-- Begin Source data --
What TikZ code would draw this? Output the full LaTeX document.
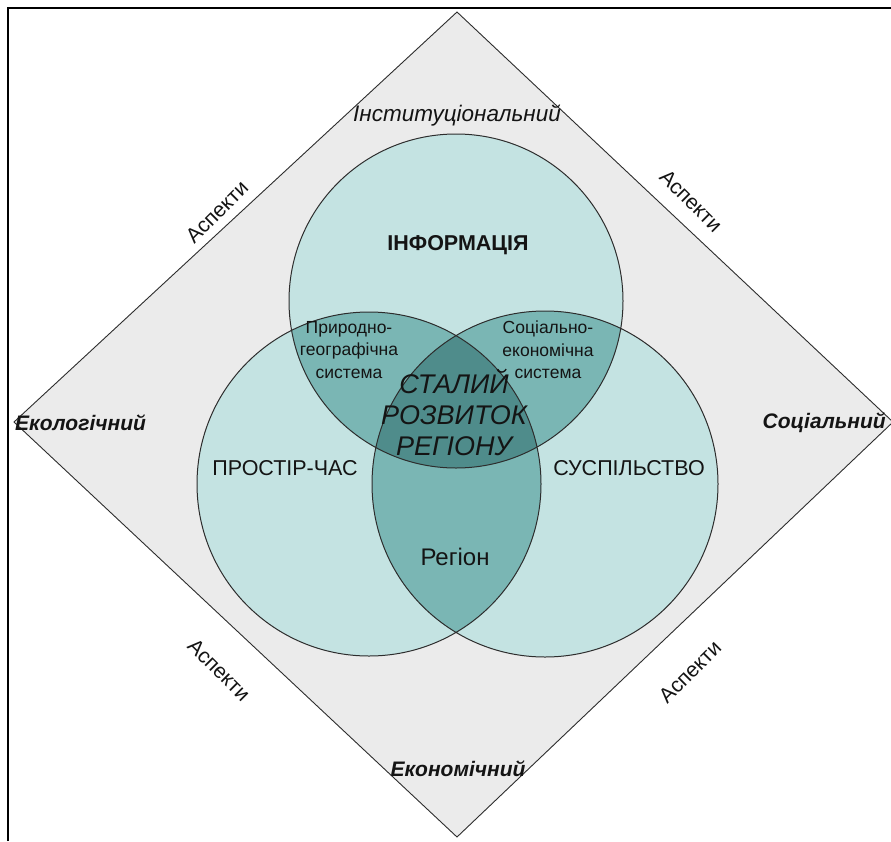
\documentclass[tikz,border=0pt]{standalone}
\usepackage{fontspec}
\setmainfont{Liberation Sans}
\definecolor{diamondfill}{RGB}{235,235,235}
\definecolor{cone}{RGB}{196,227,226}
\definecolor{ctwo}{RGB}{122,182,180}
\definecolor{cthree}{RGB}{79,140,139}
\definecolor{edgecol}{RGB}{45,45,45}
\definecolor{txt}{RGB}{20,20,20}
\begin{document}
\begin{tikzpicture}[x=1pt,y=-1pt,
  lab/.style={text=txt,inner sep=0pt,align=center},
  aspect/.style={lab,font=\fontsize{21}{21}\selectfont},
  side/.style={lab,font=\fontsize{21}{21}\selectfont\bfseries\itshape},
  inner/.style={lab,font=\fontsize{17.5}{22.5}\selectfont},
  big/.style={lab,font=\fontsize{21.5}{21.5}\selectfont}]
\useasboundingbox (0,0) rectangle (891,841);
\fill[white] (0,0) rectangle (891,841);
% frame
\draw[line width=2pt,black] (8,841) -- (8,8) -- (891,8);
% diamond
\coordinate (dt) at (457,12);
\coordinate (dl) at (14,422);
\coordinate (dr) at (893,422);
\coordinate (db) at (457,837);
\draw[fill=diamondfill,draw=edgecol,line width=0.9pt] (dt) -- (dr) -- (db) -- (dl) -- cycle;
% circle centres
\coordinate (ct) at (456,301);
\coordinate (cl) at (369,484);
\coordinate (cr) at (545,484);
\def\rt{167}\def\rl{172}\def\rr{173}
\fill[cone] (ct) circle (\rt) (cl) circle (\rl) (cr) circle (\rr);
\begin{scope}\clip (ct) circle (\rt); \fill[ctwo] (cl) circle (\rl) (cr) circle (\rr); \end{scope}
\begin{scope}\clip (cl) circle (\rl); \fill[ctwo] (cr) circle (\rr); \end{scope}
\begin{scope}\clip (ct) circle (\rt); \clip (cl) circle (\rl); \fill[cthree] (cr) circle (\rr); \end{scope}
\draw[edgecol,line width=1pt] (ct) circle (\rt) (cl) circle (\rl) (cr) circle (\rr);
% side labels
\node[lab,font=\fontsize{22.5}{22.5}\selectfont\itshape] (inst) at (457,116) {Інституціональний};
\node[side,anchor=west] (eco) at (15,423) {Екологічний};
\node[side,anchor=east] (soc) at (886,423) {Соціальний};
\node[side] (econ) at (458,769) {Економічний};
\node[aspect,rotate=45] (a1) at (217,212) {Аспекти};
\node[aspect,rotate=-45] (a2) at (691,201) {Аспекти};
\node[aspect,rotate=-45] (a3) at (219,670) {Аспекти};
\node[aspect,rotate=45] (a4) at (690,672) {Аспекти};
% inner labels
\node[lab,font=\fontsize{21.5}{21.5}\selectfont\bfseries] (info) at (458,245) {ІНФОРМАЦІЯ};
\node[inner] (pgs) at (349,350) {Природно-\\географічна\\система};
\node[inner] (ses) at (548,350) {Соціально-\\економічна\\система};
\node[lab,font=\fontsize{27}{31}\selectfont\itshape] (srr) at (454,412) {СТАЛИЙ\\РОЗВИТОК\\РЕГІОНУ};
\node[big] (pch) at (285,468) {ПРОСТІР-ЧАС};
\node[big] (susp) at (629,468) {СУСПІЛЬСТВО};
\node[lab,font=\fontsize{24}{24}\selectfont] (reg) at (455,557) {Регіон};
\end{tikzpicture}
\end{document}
-- End Source data --
Copy the material above in full and exactly, skipping pictures.

What TikZ code would draw this? Output the full LaTeX document.
\documentclass[tikz,border=0pt]{standalone}
\usepackage{fontspec}
\setmainfont{Liberation Sans}
\definecolor{diamondfill}{RGB}{235,235,235}
\definecolor{cone}{RGB}{196,227,226}
\definecolor{ctwo}{RGB}{122,182,180}
\definecolor{cthree}{RGB}{79,140,139}
\definecolor{edgecol}{RGB}{45,45,45}
\definecolor{txt}{RGB}{20,20,20}
\begin{document}
\begin{tikzpicture}[x=1pt,y=-1pt,
  lab/.style={text=txt,inner sep=0pt,align=center},
  aspect/.style={lab,font=\fontsize{21}{21}\selectfont},
  side/.style={lab,font=\fontsize{21}{21}\selectfont\bfseries\itshape},
  inner/.style={lab,font=\fontsize{17.5}{22.5}\selectfont},
  big/.style={lab,font=\fontsize{21.5}{21.5}\selectfont}]
\useasboundingbox (0,0) rectangle (891,841);
\fill[white] (0,0) rectangle (891,841);
% frame
\draw[line width=2pt,black] (8,841) -- (8,8) -- (891,8);
% diamond
\coordinate (dt) at (457,12);
\coordinate (dl) at (14,422);
\coordinate (dr) at (893,422);
\coordinate (db) at (457,837);
\draw[fill=diamondfill,draw=edgecol,line width=0.9pt] (dt) -- (dr) -- (db) -- (dl) -- cycle;
% circle centres
\coordinate (ct) at (456,301);
\coordinate (cl) at (369,484);
\coordinate (cr) at (545,484);
\def\rt{167}\def\rl{172}\def\rr{173}
\fill[cone] (ct) circle (\rt) (cl) circle (\rl) (cr) circle (\rr);
\begin{scope}\clip (ct) circle (\rt); \fill[ctwo] (cl) circle (\rl) (cr) circle (\rr); \end{scope}
\begin{scope}\clip (cl) circle (\rl); \fill[ctwo] (cr) circle (\rr); \end{scope}
\begin{scope}\clip (ct) circle (\rt); \clip (cl) circle (\rl); \fill[cthree] (cr) circle (\rr); \end{scope}
\draw[edgecol,line width=1pt] (ct) circle (\rt) (cl) circle (\rl) (cr) circle (\rr);
% side labels
\node[lab,font=\fontsize{22.5}{22.5}\selectfont\itshape] (inst) at (457,116) {Інституціональний};
\node[side,anchor=west] (eco) at (15,423) {Екологічний};
\node[side,anchor=east] (soc) at (886,423) {Соціальний};
\node[side] (econ) at (458,769) {Економічний};
\node[aspect,rotate=45] (a1) at (217,212) {Аспекти};
\node[aspect,rotate=-45] (a2) at (691,201) {Аспекти};
\node[aspect,rotate=-45] (a3) at (219,670) {Аспекти};
\node[aspect,rotate=45] (a4) at (690,672) {Аспекти};
% inner labels
\node[lab,font=\fontsize{21.5}{21.5}\selectfont\bfseries] (info) at (458,245) {ІНФОРМАЦІЯ};
\node[inner] (pgs) at (349,350) {Природно-\\географічна\\система};
\node[inner] (ses) at (548,350) {Соціально-\\економічна\\система};
\node[lab,font=\fontsize{27}{31}\selectfont\itshape] (srr) at (454,412) {СТАЛИЙ\\РОЗВИТОК\\РЕГІОНУ};
\node[big] (pch) at (285,468) {ПРОСТІР-ЧАС};
\node[big] (susp) at (629,468) {СУСПІЛЬСТВО};
\node[lab,font=\fontsize{24}{24}\selectfont] (reg) at (455,557) {Регіон};
\end{tikzpicture}
\end{document}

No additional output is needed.